È durata tre giorni la vittoria definitiva di Mario Draghi che con un’operazione di creazione di moneta senza precedenti aveva dato l’impressione di essere riuscito nell’impresa di aver messo definitivamente in “sicurezza” un’unione monetaria vittima delle proprie stesse contraddizioni. Tre giorni solo e da Atene, l’epicentro della crisi della moneta unica da cinque anni a questa parte, è arrivato forte e chiaro il segnale di una risposta uguale per intensità e opposta per la direzione: l’Europa non è fatta solo di banche e una banca – per quanto centrale – non può salvarla. Draghi rappresenta, probabilmente suo malgrado, la speranza o l’illusione che quest’Europa può ancora salvarsi con l’ennesimo coniglio uscito dal cappello magico di un leader, l’unico che gli è rimasto, che, per mestiere, dovrebbe fare un lavoro molto più “normale”. Syriza manda in frantumi quella speranza e ricorda all’Europa che si esce solo con un lavoro quotidiano tra le persone, con un cambiamento radicale che le coinvolga, con una ristrutturazione di un modello sociale ormai non più adeguato.
E’ sbagliato, persino, appiattire la questione della Grecia a quella della critica all’austerità o all’Europa. O interpretarla con le categorie della Sinistra o della Destra. Ad Atene in questi giorni nasce – ancora molto confusa – l’idea che la politica, la democrazia possa essere qualcosa di molto diverso da quel simulacro a cui queste parole sono ridotte. Da Atene nasce una domanda di cambiamento che, peraltro, la società greca sta già sperimentando di fronte alla crisi. E che in un Paese come l’Italia non è, sostanzialmente, neppure cominciato. Ed allora c’è da chiedersi se non ha ragione il grande avversario di Mario Draghi, quel Jens Weidmann, governatore della Bundesbank, che dice che il grande pericolo del “quantitative easing” può essere un segnale che viene interpretato come alleggerimento sull’assoluta urgenza di portare avanti riforme che siano davvero strutturali. Indubbiamente – e questo Draghi lo sa benissimo quando parla di “azzardo morale” – il “quantitative easing” è, per definizione, una misura iniqua presa per scongiurare pericoli più grandi (e non è detto che un tasso di inflazione vicino allo zero lo fosse abbastanza). Iniqua perché spalma su una società (almeno in parte) la responsabilità del debito di alcuni debitori ed, in questo caso, di un solo debitore: lo Stato.

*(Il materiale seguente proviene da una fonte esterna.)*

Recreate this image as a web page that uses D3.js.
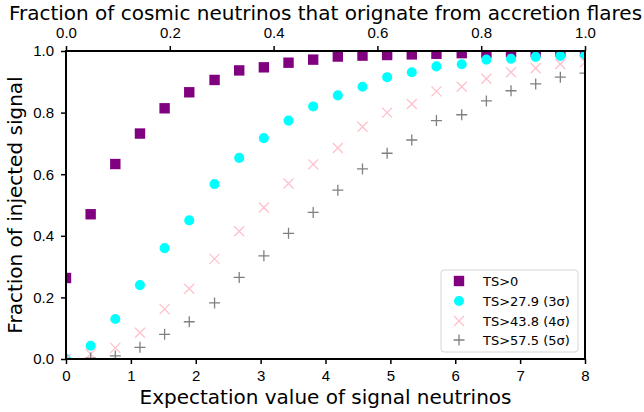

Ha però torto Weidmann quando parla solo di Italia e di Francia come soggetti che devono cambiare o quando sembra implicare che sia la Germania a dover giudicare. Ed, invece, è tutta l’Europa che dovrebbe sentirsi sotto esame. Perché è tutta l’Europa, compresa la Germania, che sta fallendo nella sfida alla modernità. È tutta l’Europa che continua a blaterare – nei suoi documenti strategici – di voler diventare società basata sulla conoscenza (cosa indispensabile per sopravvivere nel 2015) e poi a spendere due volte più in pensioni che in scuola. Forse al bazooka di Draghi non c’era alternativa. Ma Syriza ricorda che se adesso non mettiamo il “turbo” al cambiamento profondo – un cambiamento che davvero non guardi più in faccia a nessuno dei privilegiati, un cambiamento dei nostri comportamenti, così come della composizione della spesa pubblica – quel bazooka rischia di essere sparato “tra i nostri piedi” (come avverte acido The Guardian) o tutt’al più solo metadone per una società che, invece, deve – questo è vero senz’altro per l’Italia – ancora cominciare a mettersi sul serio in discussione.